国際研究集会での研究発表

大学院博士前期課程・情報科学専攻 織田奈津季

私は、8th European Conference on Mathematical and Theoretical Biology (ECMTB) 2011(2011年6月26日から7月2日)に参加し、研究発表を行いました。今回の渡航は、情報科学専攻の資金援助を受けて実現したものです。

ECMTBは数理生物学や理論生物学の近年の進歩について議論することを目的として3年おきに開催される国際会議です。8回目となる今回は、ポーランド南部の歴史都市クラクフにあるヤギェウォ大学 (Jagiellonian University) が会場となり、全世界から約1000名という多数の研究者が集まり、広い範囲にわたる研究発表や議論を行いました。

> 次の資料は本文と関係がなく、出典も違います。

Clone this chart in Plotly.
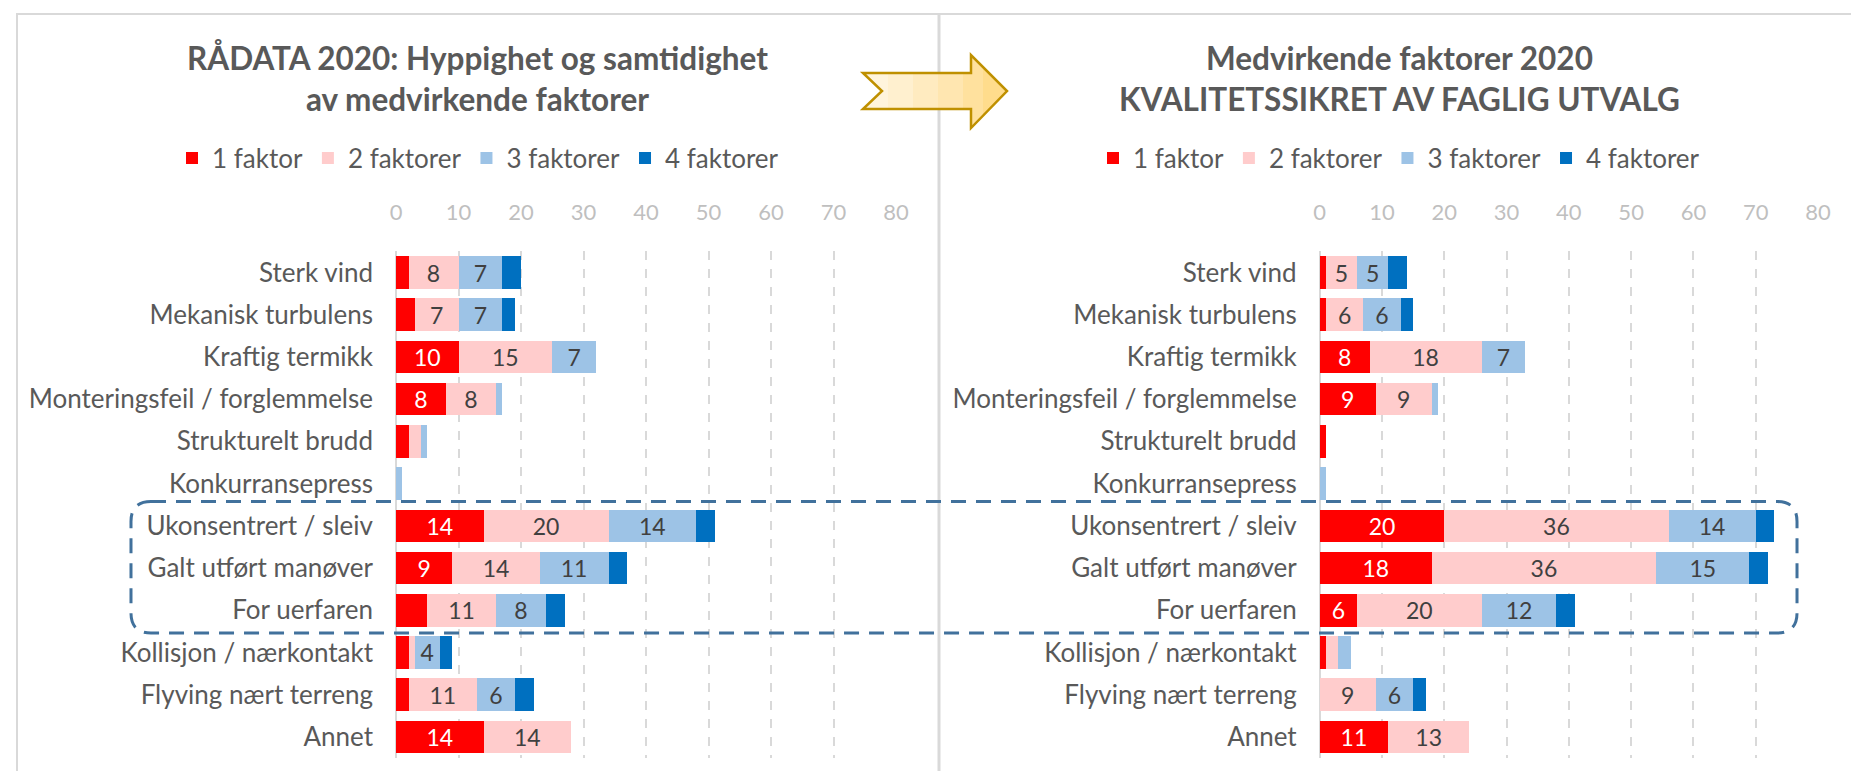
import plotly.graph_objects as go

W, H = 1859, 771

categories = ["Sterk vind", "Mekanisk turbulens", "Kraftig termikk",
              "Monteringsfeil / forglemmelse", "Strukturelt brudd", "Konkurransepress",
              "Ukonsentrert / sleiv", "Galt utført manøver", "For uerfaren",
              "Kollisjon / nærkontakt", "Flyving nært terreng", "Annet"]
series_names = ["1 faktor", "2 faktorer", "3 faktorer", "4 faktorer"]
x_ticks = [0, 10, 20, 30, 40, 50, 60, 70, 80]

# Left panel: raw data
raw_1 = [2, 3, 10, 8, 2, 0, 14, 9, 5, 2, 2, 14]
raw_2 = [8, 7, 15, 8, 2, 0, 20, 14, 11, 1, 11, 14]
raw_3 = [7, 7, 7, 1, 1, 1, 14, 11, 8, 4, 6, 0]
raw_4 = [3, 2, 0, 0, 0, 0, 3, 3, 3, 2, 3, 0]

# Right panel: quality-assured data
qa_1 = [1, 1, 8, 9, 1, 0, 20, 18, 6, 1, 0, 11]
qa_2 = [5, 6, 18, 9, 0, 0, 36, 36, 20, 2, 9, 13]
qa_3 = [5, 6, 7, 1, 0, 1, 14, 15, 12, 2, 6, 0]
qa_4 = [3, 2, 0, 0, 0, 0, 3, 3, 3, 0, 2, 0]

colors = ["#FF0000", "#FFCCCC", "#9DC3E6", "#0070C0"]
text_colors = ["#FFFFFF", "#404040", "#404040", "#404040"]
# labels not displayed in the original (panel, series index, category)
hidden_labels = {("left", 0, "For uerfaren")}

FONT = "Lato"
GREY = "#595959"


def px_x(x):
    return x / W


def px_y(y):
    return 1 - y / H


def labels(panel, si, vals):
    out = []
    for c, v in zip(categories, vals):
        if v >= 4 and (panel, si, c) not in hidden_labels:
            out.append(str(v))
        else:
            out.append("")
    return out


fig = go.Figure()

panels = [("left", [raw_1, raw_2, raw_3, raw_4], "x", "y", "legend"),
          ("right", [qa_1, qa_2, qa_3, qa_4], "x2", "y2", "legend2")]

for panel, data, xa, ya, lg in panels:
    for si, (name, vals) in enumerate(zip(series_names, data)):
        fig.add_trace(go.Bar(
            y=categories, x=vals, orientation="h", name=name,
            marker=dict(color=colors[si], line=dict(width=0)),
            text=labels(panel, si, vals), textposition="inside",
            insidetextanchor="middle", textangle=0, constraintext="none",
            textfont=dict(family=FONT, size=23, color=text_colors[si]),
            xaxis=xa, yaxis=ya, legend=lg, hoverinfo="skip",
        ))

y_dom = [px_y(750), px_y(243.4)]
xaxis_common = dict(
    range=[0, 80], tickvals=x_ticks, side="top", showgrid=True,
    gridcolor="#D9D9D9", griddash="dash", gridwidth=1.5,
    zeroline=True, zerolinecolor="#D9D9D9", zerolinewidth=1.5,
    showline=False, ticks="", ticklabelstandoff=26, automargin=False,
    tickfont=dict(family=FONT, size=22, color="#BFBFBF"), fixedrange=True,
)
yaxis_common = dict(
    autorange="reversed", type="category", showgrid=False, zeroline=False,
    showline=False, ticks="", ticklabelstandoff=22, domain=y_dom, automargin=False,
    tickfont=dict(family=FONT, size=26, color=GREY), fixedrange=True,
)

legend_common = dict(
    orientation="h", yanchor="middle", y=px_y(150), xanchor="center",
    font=dict(family=FONT, size=26, color=GREY), bgcolor="rgba(0,0,0,0)",
    traceorder="normal", itemclick=False, itemdoubleclick=False,
)

fig.update_layout(
    width=W, height=H, margin=dict(l=0, r=0, t=0, b=0, autoexpand=False),
    paper_bgcolor="white", plot_bgcolor="white",
    barmode="stack", bargap=0.23, showlegend=True,
    uniformtext=dict(mode=False),
    xaxis=dict(domain=[px_x(388), px_x(888)], anchor="y", **xaxis_common),
    yaxis=dict(anchor="x", **yaxis_common),
    xaxis2=dict(domain=[px_x(1311.7), px_x(1810)], anchor="y2", **xaxis_common),
    yaxis2=dict(anchor="x2", **yaxis_common),
    legend=dict(x=px_x(470), **legend_common),
    legend2=dict(x=px_x(1391), **legend_common),
    font=dict(family=FONT, color=GREY),
)

# Titles
fig.add_annotation(x=px_x(470), y=px_y(70), xref="paper", yref="paper",
                   xanchor="center", yanchor="middle",
                   text="<b>RÅDATA 2020: Hyppighet og samtidighet<br>av medvirkende faktorer</b>",
                   showarrow=False, align="center",
                   font=dict(family=FONT, size=31.5, color=GREY))
fig.add_annotation(x=px_x(1391), y=px_y(70), xref="paper", yref="paper",
                   xanchor="center", yanchor="middle",
                   text="<b>Medvirkende faktorer 2020<br>KVALITETSSIKRET AV FAGLIG UTVALG</b>",
                   showarrow=False, align="center",
                   font=dict(family=FONT, size=31.5, color=GREY))

# Panel borders
fig.add_shape(type="rect", xref="paper", yref="paper",
              x0=px_x(9), x1=px_x(1851), y0=px_y(790), y1=px_y(6),
              line=dict(color="#D9D9D9", width=2), layer="below")
fig.add_shape(type="line", xref="paper", yref="paper",
              x0=px_x(931), x1=px_x(931), y0=px_y(771), y1=px_y(6),
              line=dict(color="#D9D9D9", width=3), layer="below")


def P(a, b):
    return f"{px_x(a):.5f},{px_y(b):.5f}"


# Arrow between panels (gradient approximated with vertical bands)
arrow = [(855, 65), (963, 65), (963, 47), (999, 83), (963, 120), (963, 101), (855, 101), (874, 83)]
band_cols = ["#FFF4DC", "#FFF0CF", "#FFEBC0", "#FFE6B0", "#FFE19E", "#FFDC8C"]
bx = [855, 880, 905, 930, 955, 975, 1000]
for i, col in enumerate(band_cols):
    xa_, xb_ = bx[i], bx[i + 1]
    if xb_ <= 963:
        if xa_ == 855:
            pts = [(855, 65), (xb_, 65), (xb_, 101), (855, 101), (874, 83)]
        else:
            pts = [(xa_, 65), (xb_, 65), (xb_, 101), (xa_, 101)]
    else:
        if xa_ < 963:
            pts = [(xa_, 65), (963, 65), (963, 47), (xb_, 47 + (xb_ - 963)),
                   (xb_, 120 - (xb_ - 963)), (963, 120), (963, 101), (xa_, 101)]
        else:
            pts = [(xa_, 47 + (xa_ - 963)), (xb_, 47 + (xb_ - 963)),
                   (xb_, 120 - (xb_ - 963)), (xa_, 120 - (xa_ - 963))]
    path = "M " + " L ".join(P(a, b) for a, b in pts) + " Z"
    fig.add_shape(type="path", xref="paper", yref="paper", path=path,
                  fillcolor=col, line=dict(width=0))
arrow_path = "M " + " L ".join(P(a, b) for a, b in arrow) + " Z"
fig.add_shape(type="path", xref="paper", yref="paper", path=arrow_path,
              fillcolor="rgba(0,0,0,0)", line=dict(color="#BF9000", width=2.5))

# Dashed rounded highlight box
x0, x1, y0, y1, r = 123, 1789, 493.5, 625, 20
box = (f"M {P(x0 + r, y0)} L {P(x1 - r, y0)} Q {P(x1, y0)} {P(x1, y0 + r)} "
       f"L {P(x1, y1 - r)} Q {P(x1, y1)} {P(x1 - r, y1)} "
       f"L {P(x0 + r, y1)} Q {P(x0, y1)} {P(x0, y1 - r)} "
       f"L {P(x0, y0 + r)} Q {P(x0, y0)} {P(x0 + r, y0)} Z")
fig.add_shape(type="path", xref="paper", yref="paper", path=box,
              line=dict(color="#41719C", width=3, dash="15px,10px"))

fig.write_html("out.html")
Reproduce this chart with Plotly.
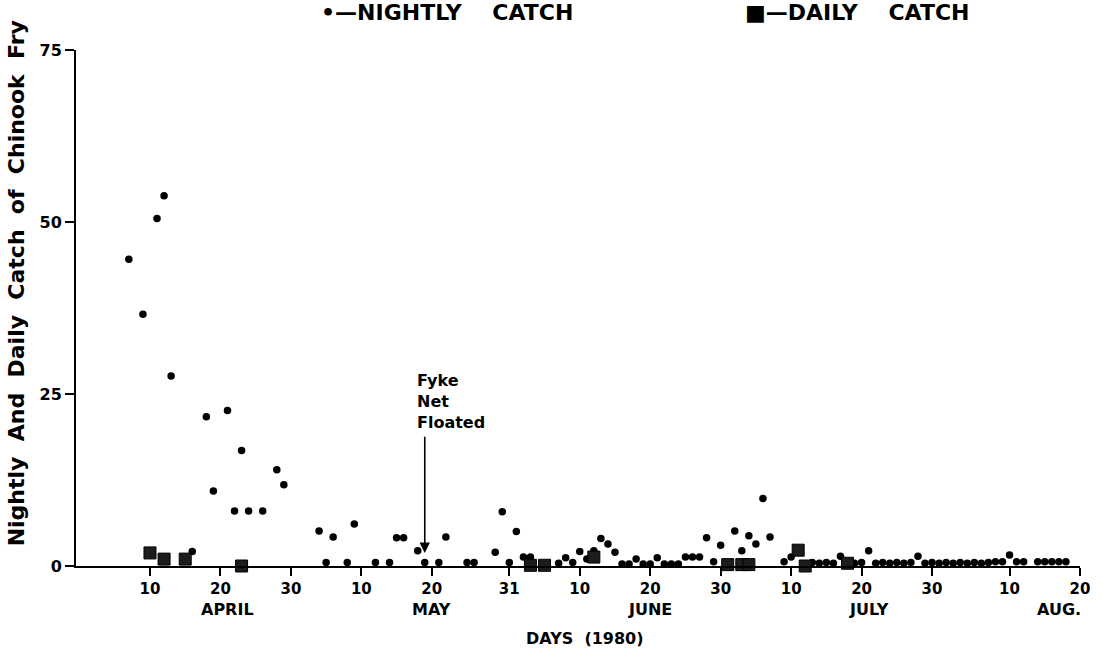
import plotly.graph_objects as go

YEAR = "1980"

# ---- data ----
nightly_dates = ["04-07", "04-09", "04-11", "04-12", "04-13", "04-16", "04-18", "04-19", "04-21", "04-22",
                 "04-23", "04-24", "04-26", "04-28", "04-29",
                 "05-04", "05-05", "05-06", "05-08", "05-09", "05-12", "05-14", "05-15", "05-16", "05-18",
                 "05-19", "05-21", "05-22", "05-25", "05-26", "05-29", "05-30", "05-31",
                 "06-01", "06-02", "06-03", "06-07", "06-08", "06-09", "06-10", "06-11", "06-12", "06-13",
                 "06-14", "06-15", "06-16", "06-17", "06-18", "06-19", "06-20", "06-21", "06-22", "06-23",
                 "06-24", "06-25", "06-26", "06-27", "06-28", "06-29", "06-30",
                 "07-02", "07-03", "07-04", "07-05", "07-06", "07-07", "07-09", "07-10", "07-13", "07-14",
                 "07-15", "07-16", "07-17", "07-19", "07-20", "07-21", "07-22", "07-23", "07-24", "07-25",
                 "07-26", "07-27", "07-28", "07-29", "07-30", "07-31",
                 "08-01", "08-02", "08-03", "08-04", "08-05", "08-06", "08-07", "08-08", "08-09", "08-10",
                 "08-11", "08-12", "08-14", "08-15", "08-16", "08-17", "08-18"]
nightly_catch = [44.6, 36.6, 50.5, 53.8, 27.6, 2.1, 21.7, 10.9, 22.6, 8.0,
                 16.8, 8.0, 8.0, 14.0, 11.8,
                 5.1, 0.5, 4.2, 0.5, 6.1, 0.5, 0.5, 4.1, 4.1, 2.2,
                 0.5, 0.5, 4.2, 0.5, 0.5, 2.0, 7.9, 0.5,
                 5.0, 1.3, 1.3, 0.4, 1.2, 0.5, 2.1, 1.0, 2.2, 4.0,
                 3.2, 2.0, 0.3, 0.3, 1.0, 0.3, 0.3, 1.2, 0.3, 0.3,
                 0.3, 1.3, 1.3, 1.3, 4.1, 0.6, 3.0,
                 5.1, 2.2, 4.4, 3.2, 9.8, 4.2, 0.6, 1.3, 0.5, 0.4,
                 0.5, 0.4, 1.4, 0.4, 0.5, 2.2, 0.4, 0.5, 0.4, 0.5,
                 0.4, 0.5, 1.4, 0.4, 0.5, 0.4,
                 0.5, 0.4, 0.5, 0.4, 0.5, 0.4, 0.5, 0.6, 0.6, 1.6,
                 0.6, 0.6, 0.6, 0.6, 0.6, 0.6, 0.6]

daily_dates = ["04-10", "04-12", "04-15", "04-23", "06-03", "06-05", "06-12", "07-01", "07-03", "07-04",
               "07-11", "07-12", "07-18"]
daily_catch = [1.9, 1.0, 1.0, 0.0, 0.1, 0.1, 1.3, 0.2, 0.2, 0.2,
               2.3, 0.0, 0.4]

tick_dates = ["04-10", "04-20", "04-30", "05-10", "05-20", "05-31", "06-10", "06-20", "06-30",
              "07-10", "07-20", "07-30", "08-10", "08-20"]
tick_labels = ["10", "20", "30", "10", "20", "31", "10", "20", "30", "10", "20", "30", "10", "20"]

month_labels = ["APRIL", "MAY", "JUNE", "JULY", "AUG."]
month_label_dates = ["04-21", "05-20", "06-20", "07-21", "08-17"]

y_ticks = [0, 25, 50, 75]

float_date = "05-19"


def d(md):
    return f"{YEAR}-{md}"


FONT = "DejaVu Sans"
NB = "\u00a0"

fig = go.Figure()
fig.add_trace(go.Scatter(
    x=[d(v) for v in nightly_dates], y=nightly_catch, mode="markers",
    marker=dict(symbol="circle", size=7.5, color="black"),
    cliponaxis=False, showlegend=False))
fig.add_trace(go.Scatter(
    x=[d(v) for v in daily_dates], y=daily_catch, mode="markers",
    marker=dict(symbol="square", size=12, color="#1c1c1c", line=dict(color="black", width=1)),
    cliponaxis=False, showlegend=False))

L, R, T, B = 76, 16, 50, 82
W, H = 1102, 648
pw, ph = W - L - R, H - T - B


def px_x(px):
    return (px - L) / pw


def px_y(py):
    return (H - B - py) / ph


annotations = []
for lab, md in zip(month_labels, month_label_dates):
    annotations.append(dict(x=d(md), xref="x", y=px_y(609), yref="paper", text=lab, showarrow=False,
                            xanchor="center", yanchor="middle",
                            font=dict(family=FONT, size=16, color="black", weight="bold")))
annotations.append(dict(x=px_x(588), y=px_y(638), xref="paper", yref="paper", text="DAYS  (1980)",
                        showarrow=False, xanchor="center", yanchor="middle",
                        font=dict(family=FONT, size=16, color="black", weight="bold")))
gap = NB * 2
annotations.append(dict(x=px_x(16), y=px_y(283), xref="paper", yref="paper", textangle=-90,
                        text=gap.join(["Nightly", "And", "Daily", "Catch", "of", "Chinook", "Fry"]),
                        showarrow=False, xanchor="center", yanchor="middle",
                        font=dict(family=FONT, size=22, color="black", weight="bold")))
annotations.append(dict(x=px_x(320), y=px_y(12), xref="paper", yref="paper",
                        text="\u2022\u2014NIGHTLY" + NB * 4 + "CATCH", showarrow=False,
                        xanchor="left", yanchor="middle",
                        font=dict(family=FONT, size=22, color="black", weight="bold")))
annotations.append(dict(x=px_x(747), y=px_y(12), xref="paper", yref="paper",
                        text="\u25a0\u2014DAILY" + NB * 4 + "CATCH", showarrow=False,
                        xanchor="left", yanchor="middle",
                        font=dict(family=FONT, size=22, color="black", weight="bold")))
annotations.append(dict(x=px_x(417), y=px_y(369), xref="paper", yref="paper",
                        text="Fyke<br>Net<br>Floated", align="left", showarrow=False,
                        xanchor="left", yanchor="top",
                        font=dict(family=FONT, size=16, color="black", weight="bold")))
annotations.append(dict(x=d(float_date), y=1.9, xref="x", yref="y",
                        ax=d(float_date), ay=19.0, axref="x", ayref="y",
                        text="", showarrow=True, arrowhead=2, arrowsize=1.3, arrowwidth=1.6,
                        arrowcolor="black"))

fig.update_layout(
    width=W, height=H,
    margin=dict(l=L, r=R, t=T, b=B, pad=0),
    paper_bgcolor="white", plot_bgcolor="white",
    annotations=annotations,
    xaxis=dict(type="date", range=[d("03-30 12:00"), d("08-20")],
               tickmode="array", tickvals=[d(v) for v in tick_dates], ticktext=tick_labels,
               ticks="outside", ticklen=8, tickwidth=2, tickcolor="black",
               showline=True, linewidth=2, linecolor="black", showgrid=False, zeroline=False,
               tickfont=dict(family=FONT, size=15, color="black", weight="bold")),
    yaxis=dict(range=[0, 75], tickmode="array", tickvals=y_ticks, ticktext=[str(v) for v in y_ticks],
               ticks="outside", ticklen=9, tickwidth=2, tickcolor="black",
               showline=True, linewidth=2, linecolor="black", showgrid=False, zeroline=False,
               tickfont=dict(family=FONT, size=16, color="black", weight="bold")),
)

fig.write_html("out.html")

私は会議初日に、"Individual-based modeling of spatial population dynamics"という題目でポスター発表を行いました。この研究は、4回生時の情報科学科卒業研究を発展させた内容であり、個体ベースモデルを用いて各個体の出生・死亡・移動のアルゴリズムを機械論的に記述し、計算機シミュレーションの結果を説明する定量的モデルを導くことで、より生物学的な視点に立脚した集団レベルの個体群動態モデルを記述することを試みる研究です。

国際会議への参加と英語による研究発表は初めての経験でした。特に、英語での質疑応答に対する不安は相当なものでした。しかし、渡航前に十分に練習をしておいたことと、ポスター発表ではその場で図を書いたり筆談したり、手振り身振りを用いて時間をかけて聴衆の方の質問に答えることができたので、お互い納得のいく議論ができました。今回の英語を用いたポスター発表と質疑応答は、大変貴重な経験となりました。また、自身の発表だけでなく、他の研究者の方々の発表を聴講させていただきました。特に私と同じ個体ベースモデルによる研究発表の聴講は非常に有意義なものとなりました。

今回の経験から、研究に対する知見、語学力やコミュニケーションの大切さについて体感することができました。今回の学会で得た経験や頂いた意見を今後の研究に活かしていこうと思います。